Dubai: There’s renewable energy. Then there’s the clean energy possibilities.
And there is also a lot that businesses can do with used/recycled resources when it comes to meeting their needs. Or of their clients.
More UAE businesses are adding their weight behind the great sustainability drive – all of which will eventually add up to the Net Zero on carbon emissions by 2050 ambitions the country has set for itself.
There is Aldar and the Abu Dhabi mega-bank FAB that have already carved out their sustainability goals, and setting the pathways to meet them. Expect more UAE businesses and organisations to do the same before the COP28 summit opens in the UAE by year-end.
Some have already started out on the process – and making good use of reprocessing or recycling. For Shiva Vig, it’s about making a statement through biofuel. The CEO of BIOD Technology operates a plant in Jebel Ali where it processes waste oil into bio-diesel. The investment in the facility entailed capital of $20 million.
The reason for that fairly substantial investment is clear-cut, says Vig. “In the past - even now, I say – used cooking oil (the waste oil) is being exported to the West, where it gets converted into bio-diesel,” said Vig. “Thereby not adding any value or employment in the UAE.
“Our aim was to add greater value to this waste in the UAE. The company BIOD - currently converts 2,000-2,200 tonnes of used cooking oil a month and employees 100 people directly and many more indirectly.
BIOD uses in-house technology to process all kinds of waste oil into bio-diesel, which is then blended with fossil-based diesel to a proportion of 7-10 per cent. This can be used in all diesel-run engines. Any why does bio-diesel matter? Because it offers a GHG (greenhouse gas) saving of 85 per cent as compared to fossil-generated diesel, add Vig.
Taking the bio-diesel concept overseas
The concept is taking wings, with Lootah Biofuels recently sealing an agreement with Maldives’ Fenaka Corp. to build the country’s first biofuel production plant. And using waste cooking oil.
At the time of the deal, Yousuf Saeed Lootah, CEO of Lootah Biofuels, said in a statement: “This is an important step in our strategy to grow and expand our business globally, which is in line with the UAE’s goals spearhead global action to fight climate change.”
The sustainability theme sure is getting traction.
Beeah’s is over-drive
“Masdar has been leading the way towards renewable/clean energy for some time now,” said an energy industry analyst. “The UAE has already made headway – and committed significant investments – to be ready when the whole blue/green hydrogen movement catches on.
“At the same time, there are niche entities such as (Sharjah-based) Beeah Group that wants to generate energy from landfills, etc.
“The waste-to-energy category could well be the next big thing.”

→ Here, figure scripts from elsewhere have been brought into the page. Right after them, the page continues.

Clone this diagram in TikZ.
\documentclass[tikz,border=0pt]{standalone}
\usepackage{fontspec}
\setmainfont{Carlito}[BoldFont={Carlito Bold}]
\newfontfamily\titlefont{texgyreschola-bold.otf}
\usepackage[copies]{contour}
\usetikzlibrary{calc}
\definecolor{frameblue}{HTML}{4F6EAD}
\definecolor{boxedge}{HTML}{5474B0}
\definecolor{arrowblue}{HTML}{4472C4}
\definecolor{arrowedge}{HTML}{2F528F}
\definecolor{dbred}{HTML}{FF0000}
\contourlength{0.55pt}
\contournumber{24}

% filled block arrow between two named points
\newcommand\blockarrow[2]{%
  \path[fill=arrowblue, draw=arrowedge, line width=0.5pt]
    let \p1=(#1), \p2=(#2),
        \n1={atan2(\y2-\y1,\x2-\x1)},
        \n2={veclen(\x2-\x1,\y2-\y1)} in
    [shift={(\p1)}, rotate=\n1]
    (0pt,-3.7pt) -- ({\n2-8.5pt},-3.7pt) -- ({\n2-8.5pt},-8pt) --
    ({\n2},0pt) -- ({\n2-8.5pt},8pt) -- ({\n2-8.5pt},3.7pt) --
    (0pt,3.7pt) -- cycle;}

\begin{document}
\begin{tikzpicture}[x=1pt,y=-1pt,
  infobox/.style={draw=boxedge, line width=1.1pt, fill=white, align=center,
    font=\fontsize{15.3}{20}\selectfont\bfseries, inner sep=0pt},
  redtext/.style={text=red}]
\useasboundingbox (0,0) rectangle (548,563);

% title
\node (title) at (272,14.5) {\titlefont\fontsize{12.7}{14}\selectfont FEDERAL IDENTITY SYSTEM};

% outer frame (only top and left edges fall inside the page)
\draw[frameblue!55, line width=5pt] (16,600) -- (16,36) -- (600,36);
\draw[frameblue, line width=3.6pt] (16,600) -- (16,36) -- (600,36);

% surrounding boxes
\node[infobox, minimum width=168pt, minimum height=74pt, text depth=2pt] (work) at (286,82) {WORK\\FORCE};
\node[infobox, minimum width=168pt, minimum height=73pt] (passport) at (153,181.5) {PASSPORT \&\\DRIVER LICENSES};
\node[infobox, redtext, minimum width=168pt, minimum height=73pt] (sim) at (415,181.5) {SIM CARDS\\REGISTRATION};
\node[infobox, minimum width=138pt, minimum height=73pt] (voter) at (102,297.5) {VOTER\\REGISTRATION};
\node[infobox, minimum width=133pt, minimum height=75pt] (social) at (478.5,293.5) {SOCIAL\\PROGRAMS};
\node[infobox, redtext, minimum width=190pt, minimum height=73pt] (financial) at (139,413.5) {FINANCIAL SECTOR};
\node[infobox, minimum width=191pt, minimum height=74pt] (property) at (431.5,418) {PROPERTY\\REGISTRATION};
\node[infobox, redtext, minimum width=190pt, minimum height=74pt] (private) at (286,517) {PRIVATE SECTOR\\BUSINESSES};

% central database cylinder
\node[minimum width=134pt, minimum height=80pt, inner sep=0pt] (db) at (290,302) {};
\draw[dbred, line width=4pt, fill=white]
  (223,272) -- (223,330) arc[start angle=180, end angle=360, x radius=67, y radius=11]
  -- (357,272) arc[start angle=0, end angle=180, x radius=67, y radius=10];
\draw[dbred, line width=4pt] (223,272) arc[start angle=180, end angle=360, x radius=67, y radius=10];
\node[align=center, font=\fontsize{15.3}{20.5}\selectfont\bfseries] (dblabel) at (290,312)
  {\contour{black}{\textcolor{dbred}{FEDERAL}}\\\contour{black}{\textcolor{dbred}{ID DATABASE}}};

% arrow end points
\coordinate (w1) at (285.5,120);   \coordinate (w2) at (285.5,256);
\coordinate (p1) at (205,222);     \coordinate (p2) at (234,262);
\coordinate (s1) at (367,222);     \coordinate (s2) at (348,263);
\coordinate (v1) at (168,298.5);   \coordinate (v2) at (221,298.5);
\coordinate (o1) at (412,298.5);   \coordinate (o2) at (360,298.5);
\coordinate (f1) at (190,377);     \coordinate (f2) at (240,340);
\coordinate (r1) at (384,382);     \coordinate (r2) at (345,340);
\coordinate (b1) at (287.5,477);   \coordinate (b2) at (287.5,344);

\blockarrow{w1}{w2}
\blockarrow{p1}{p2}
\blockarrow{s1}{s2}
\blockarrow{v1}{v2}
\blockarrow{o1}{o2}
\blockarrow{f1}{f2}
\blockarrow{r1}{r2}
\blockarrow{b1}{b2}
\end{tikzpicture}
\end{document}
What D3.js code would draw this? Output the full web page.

Clearly, waste put to good use does have considerable merits. Not least in the favourable impact it would leave on the environment all round.
Big on recycling
The UAE businesses are also starting to put a premium on recycling prospects. One such is re.life market, the online marketplace for B2B buying and selling of recovered commodities. In 2022, the platform saw trade in more than 150,000 tones of recyclable material, generating more than Dh100 million from the transactions.
There are other businesses that have found value in and from recycling. Cartlow bills itself as a ‘reverse logistics platform’ and takes in products to give them a ‘second life whenever possible’. Extending the lifespan of such products adds up to a bit in reducing the environmental impact they may have from an earlier than-necessary disposal into a landfill.
The products are then sold through Cartflow’s ‘re-commerce platform’ after undergoing a full refurbishment.
Backing of investors
Private equity industry sources say that the UAE’s renewable-clean-recycled space and businesses within it will find it easier to tap new investments. Their moment in the sun has come, the sources add.
“Any business that can show they have something new to reduce the load on the environment will get serious attention,” said the head of an alt-investment firm. “Five or 10 years ago, agritech startups may not have received due attention from investors in the region. Now, they are at the center of any talk about investment priorities, because food security has raised their profile.
“The same will happen with businesses that make good use of waste and repurpose it. A ‘circular economy’ requires that.”
Putting waste to good use can be good business.